In some situations, a certain type of data needs to be available to all other objects in the application. In most cases, this type of data is also unique in the system. For example, a user interface can have only one mouse pointer that all applications must access. Likewise, an enterprise solution may interface with a single-gateway object that manages the connection to a specific legacy system.
How do you make an instance of an object globally available and guarantee that only one instance of the class is created?
Note: The definition of singleton used here is intentionally narrower than in Design Patterns: Elements of Reusable Object-Oriented Software [Gamma95].
The following forces act on a system within this context and must be reconciled as you consider a solution to the problem:
· Many programming languages (for example, Microsoft Visual Basic version 6.0 or C++) support the definition of objects that are global in scope. These objects reside at the root of the namespace and are universally available to all objects in the application. This approach provides a simple solution to the global accessibility problem but does not address the one-instance requirement. It does not stop other objects from creating other instances of the global object. Also, other object-oriented languages, such as Visual Basic .NET or C#, do not directly support global variables.
· To ensure that only a single instance of a class can exist, you must control the instantiation process. This implies that you need to prevent other objects from creating an instance of the class by using the instantiation mechanism inherent in the programming language (for example, by using the new operator). The other part of controlling the instantiation is providing a central mechanism by which all objects can obtain a reference to the single instance.
Singleton provides a global, single instance by:
· Making the class create a single instance of itself.
· Allowing other objects to access this instance through a class method that returns a reference to the instance. A class method is globally accessible.
· Declaring the class constructor as private so that no other object can create a new instance.
Figure 1 shows the static structure of this pattern. The UML class diagram is surprisingly simple because Singleton consists of a simple class that holds a reference to a single instance of itself.
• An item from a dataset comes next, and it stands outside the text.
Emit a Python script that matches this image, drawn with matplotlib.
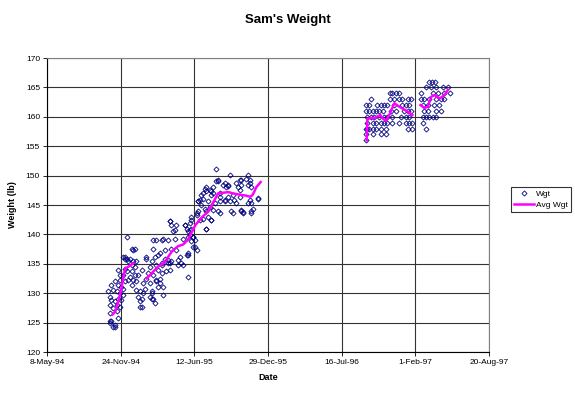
import numpy as np
import matplotlib
matplotlib.use('Agg')
import matplotlib.pyplot as plt
import matplotlib.dates as mdates

plt.rcParams['font.family'] = ['Liberation Sans', 'DejaVu Sans']

# day offsets are counted from 8-May-94
START = np.datetime64('1994-05-08')

# --- weigh-ins, late 1994 to end of 1995 ---
wgt1_days = [166, 171, 171, 171, 175, 171, 180, 184, 175, 180, 184, 180, 189, 193, 189, 193,
             175, 189, 198, 193, 184, 198, 202, 198, 202, 207, 207, 211, 207, 211, 216, 193,
             198, 216, 211, 220, 230, 234, 238, 216, 225, 230, 234, 238, 243, 230, 238, 234,
             243, 247, 225, 230, 220, 243, 252, 247, 257, 261, 252, 266, 261, 279, 288, 284,
             270, 275, 288, 297, 302, 306, 311, 311, 297, 284, 270, 293, 320, 324, 333, 329,
             338, 288, 311, 329, 320, 338, 342, 302, 279, 257, 315, 293, 315, 279, 284, 252,
             257, 297, 306, 379, 383, 356, 333, 360, 302, 311, 270, 284, 184, 171, 207, 211,
             297, 315, 347, 369, 383, 288, 333, 338, 347, 374, 379, 383, 388, 392, 388, 396,
             392, 401, 396, 383, 306, 329, 365, 369, 356, 392, 406, 410, 415, 424, 433, 437,
             446, 433, 428, 442, 451, 464, 437, 424, 419, 415, 410, 428, 433, 442, 446, 451,
             460, 464, 460, 496, 487, 482, 491, 514, 518, 523, 528, 546, 541, 550, 546, 555,
             469, 491, 505, 509, 523, 496, 469, 500, 528, 532, 550, 555, 559, 555, 573, 455,
             482, 514, 423, 446, 469, 410, 482, 419, 469, 504, 406, 392, 446, 388, 374, 351,
             433, 396, 333, 406, 401, 382, 351, 550, 433, 450, 463, 477, 491, 523, 528, 572,
             545, 528, 531, 555]
wgt1_vals = [130.3, 129.4, 128.0, 126.6, 125.2, 124.9, 124.3, 124.6, 131.4, 130.5, 128.6, 127.4,
             126.9, 125.7, 128.0, 129.1, 128.8, 130.3, 130.0, 131.4, 132.0, 132.2, 131.1, 127.7,
             128.8, 129.7, 130.8, 132.0, 133.1, 134.2, 133.7, 133.9, 133.1, 135.9, 136.2, 135.4,
             137.6, 137.3, 137.6, 139.6, 135.9, 134.8, 135.4, 134.5, 135.4, 133.7, 133.1, 132.2,
             132.0, 133.1, 132.8, 131.4, 132.2, 130.5, 130.3, 129.4, 129.1, 130.0, 128.6, 130.8,
             131.7, 129.4, 129.1, 130.3, 132.5, 133.4, 133.1, 132.0, 131.1, 132.5, 133.4, 134.8,
             134.8, 135.4, 135.9, 136.2, 135.9, 133.7, 133.9, 135.1, 135.4, 139.0, 139.0, 139.0,
             137.3, 137.6, 140.5, 133.9, 134.5, 133.9, 129.7, 128.3, 131.1, 131.7, 129.1, 127.7,
             127.7, 132.2, 131.7, 136.5, 132.8, 134.8, 135.1, 136.2, 136.5, 135.1, 136.2, 130.0,
             124.3, 125.2, 136.2, 135.9, 139.0, 139.2, 139.2, 139.2, 139.5, 137.6, 142.2, 141.6,
             140.7, 141.6, 141.0, 140.5, 140.7, 141.0, 139.9, 139.6, 138.8, 139.0, 137.9, 136.8,
             136.8, 135.6, 135.1, 134.8, 135.6, 143.0, 143.3, 143.9, 142.4, 142.7, 141.0, 143.0,
             142.4, 143.9, 144.4, 144.7, 144.1, 143.9, 145.6, 146.1, 146.7, 145.9, 145.6, 147.8,
             147.3, 147.6, 147.3, 147.0, 149.0, 149.3, 151.2, 150.1, 148.1, 148.7, 148.4, 148.7,
             148.1, 147.6, 149.3, 150.1, 149.5, 149.3, 148.4, 148.1, 147.0, 146.4, 146.7, 145.9,
             146.4, 145.6, 145.6, 143.9, 143.9, 143.6, 145.9, 145.3, 144.4, 143.9, 146.1, 145.3,
             145.9, 145.3, 147.0, 146.7, 146.4, 145.6, 145.6, 145.0, 143.6, 143.6, 143.6, 142.4,
             142.4, 141.9, 141.6, 141.6, 141.0, 139.6, 142.2, 137.3, 137.9, 136.5, 137.3, 148.7,
             148.1, 148.0, 149.0, 148.4, 148.2, 149.2, 148.4, 146.2, 145.3, 144.1, 143.8, 143.6]

# --- weigh-ins, autumn 1996 to Feb 1997 ---
wgt2_days = [930, 938, 948, 957,
             880, 930, 943, 957, 965, 979, 988,
             866, 875, 897, 907, 916, 924, 943, 965, 975, 984,
             866, 875, 884, 893, 902, 911, 934, 948, 970, 979, 988,
             870, 880, 889, 902, 916, 924, 938, 961, 975, 984,
             870, 884, 893, 907, 916, 924, 938, 957, 975, 984, 992,
             866, 870, 875, 884, 893, 907, 921, 979, 992,
             866, 884, 907, 921,
             866]
wgt2_vals = [164] * 4 + [163] * 7 + [162] * 10 + [161] * 11 + [160] * 10 + \
            [159] * 11 + [158] * 9 + [157] * 4 + [156]

# --- weigh-ins, spring 1997 ---
wgt3_days = [1038, 1046, 1054,
             1030, 1043, 1057, 1076, 1089,
             1016, 1049, 1062, 1079, 1095,
             1016, 1024, 1038, 1057, 1070, 1079,
             1022, 1035, 1051, 1065,
             1024, 1035, 1057, 1070,
             1022, 1030, 1038, 1049, 1057,
             1022,
             1030]
wgt3_vals = [166] * 3 + [165] * 5 + [164] * 5 + [163] * 6 + [162] * 4 + \
            [161] * 4 + [160] * 5 + [159] + [158]

# --- moving average pieces ---
avg1a_days = [178, 185, 194, 203, 207, 212, 221, 235]
avg1a_vals = [126.4, 126.8, 128.6, 131.1, 132.5, 134.2, 134.5, 135.1]
avg1b_days = [271, 280, 289, 298, 303, 317, 326, 339, 348, 356, 370, 384, 389, 395, 403,
              422, 438, 450, 465, 480, 493, 503, 520, 540, 552, 558, 563, 568, 580]
avg1b_vals = [132.5, 133.1, 133.7, 134.3, 134.6, 135.1, 135.9, 137.1, 137.6, 138.0, 138.3,
              139.2, 139.9, 140.6, 141.6, 143.0, 143.9, 145.3, 147.0, 147.1, 147.2, 147.0,
              146.8, 146.6, 146.4, 146.7, 147.3, 148.0, 148.9]
avg2_days = [868, 870, 878, 889, 898, 905, 912, 920, 930, 943, 957, 979, 992]
avg2_vals = [156.0, 159.6, 159.8, 159.8, 160.1, 160.3, 159.7, 159.3, 160.4, 162.3, 161.7,
             160.9, 160.3]
avg3_days = [1014, 1025, 1034, 1043, 1052, 1066, 1079, 1089]
avg3_vals = [162.0, 161.5, 161.7, 163.4, 163.7, 163.1, 163.7, 164.6]


def to_dates(days):
    return START + np.array(days).astype('timedelta64[D]')


fig = plt.figure(figsize=(5.75, 3.93), dpi=100)
ax = fig.add_axes([0.0817, 0.1043, 0.7687, 0.7481])

mk = dict(linestyle='none', marker='D', markersize=2.6, markerfacecolor='none',
          markeredgecolor='#000080', markeredgewidth=0.6)
ax.plot(to_dates(wgt1_days), wgt1_vals, label='Wgt', **mk)
ax.plot(to_dates(wgt2_days), wgt2_vals, **mk)
ax.plot(to_dates(wgt3_days), wgt3_vals, **mk)

ln = dict(color='#FF00FF', linewidth=1.8)
ax.plot(to_dates(avg1a_days), avg1a_vals, label='Avg Wgt', **ln)
ax.plot(to_dates(avg1b_days), avg1b_vals, **ln)
ax.plot(to_dates(avg2_days), avg2_vals, **ln)
ax.plot(to_dates(avg3_days), avg3_vals, **ln)

# axes
xticks = to_dates(np.arange(0, 1201, 200))
ax.set_xlim(xticks[0], xticks[-1])
ax.set_xticks(xticks)
ax.xaxis.set_major_formatter(plt.FuncFormatter(
    lambda v, p: f"{mdates.num2date(v).day}-{mdates.num2date(v).strftime('%b-%y')}"))
ax.set_ylim(120, 170)
ax.set_yticks(np.arange(120, 171, 5))

ax.grid(True, color='#333333', linewidth=0.8)
ax.set_axisbelow(True)
for s in ['top', 'right']:
    ax.spines[s].set_color('#808080')
for s in ['left', 'bottom']:
    ax.spines[s].set_color('black')
    ax.spines[s].set_linewidth(0.8)
ax.tick_params(labelsize=6, length=3, width=0.6, direction='out', pad=2)

ax.set_xlabel('Date', fontsize=6.5, fontweight='bold', labelpad=5)
ax.set_ylabel('Weight (lb)', fontsize=6.5, fontweight='bold', labelpad=6)
fig.text(0.5, 0.948, "Sam's Weight", ha='center', va='center', fontsize=9.5, fontweight='bold')

leg = fig.legend(loc='upper left', bbox_to_anchor=(0.889, 0.523), fontsize=6,
                 frameon=True, fancybox=False, edgecolor='black', handlelength=2.4,
                 borderpad=0.35, labelspacing=0.35, handletextpad=0.2, borderaxespad=0)
leg.get_frame().set_linewidth(0.8)

fig.savefig('out.png', dpi=100)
Figure 1: Singleton structure
Figure 1 shows that the Singleton class contains a public class-scope (static) property, which returns a reference to the single instance of the Singleton class. (The underline in UML indicates a class-scope property.) Also, the numeral 1 in the upper-right corner indicates that there can only be one instance of this class in the system at any time. Because the default constructor for Singleton is private, any other object in the system has to access the Singleton object through the Instance property.
The Singleton pattern is often classified as an idiomrather than a pattern because the solution depends primarily on the features of the programming language you use (for example, class methods and static initializers). Separating the abstract concept from a particular implementation, as this patterns collection does, may make the Singleton implementation look surprisingly simple.
For an example, see Implementing Singleton in C#.
Singleton results in the following benefits and liabilities:
· Instance control. Singleton prevents other objects from instantiating their own copies of the Singleton object, ensuring that all objects access the single instance.
· Flexibility. Because the class controls the instantiation process, the class has the flexibility to change the instantiation process.
· Overhead. Although the amount is minuscule, there is some overhead involved in checking whether an instance of the class already exists every time an object requests a reference. This problem can be overcome by using static initialization as described in Implementing Singleton in C#.
· Possible development confusion. When using a singleton object (especially one defined in a class library), developers must remember that they cannot use the new keyword to instantiate the object. Because application developers may not have access to the library source code, they may be surprised to find that they cannot instantiate this class directly.
· Object lifetime. Singleton does not address the issue of deleting the single object. In languages that provide memory management (for example, languages based on the .NET Framework), only the Singleton class could cause the instance to be deallocated because it holds a private reference to the instance. In languages, such as C++, other classes could delete the object instance, but doing so would lead to a dangling reference inside the Singleton class.
For more information, see the following related patterns:
· Abstract Factory [Gamma95]. In many cases, Abstract Factories are implemented as singletons. Typically, factories should be globally accessible. Restricting the factory to a single instance ensures that the one factory globally controls object creation. This is useful if the factory allocates object instances from a pool of objects.
· Monostate [Martin02]. Monostate is similar to the Singleton, but it focuses on state rather than on identity. Instead of controlling the instances of an object, Monostate ensures that only one shared state exists for all instances by declaring all data members static.
· Implementing Broker with .NET Remoting Using Server-Activated Objects. This pattern uses a Singleton factory to create new objects on the server.
[Gamma95] Gamma, Helm, Johnson, and Vlissides. Design Patterns: Elements of Reusable Object-Oriented Software. Addison-Wesley, 1995.
[Martin02] Martin, Robert C. Agile Software Development: Principles, Patterns, and Practices. Prentice Hall, 2002.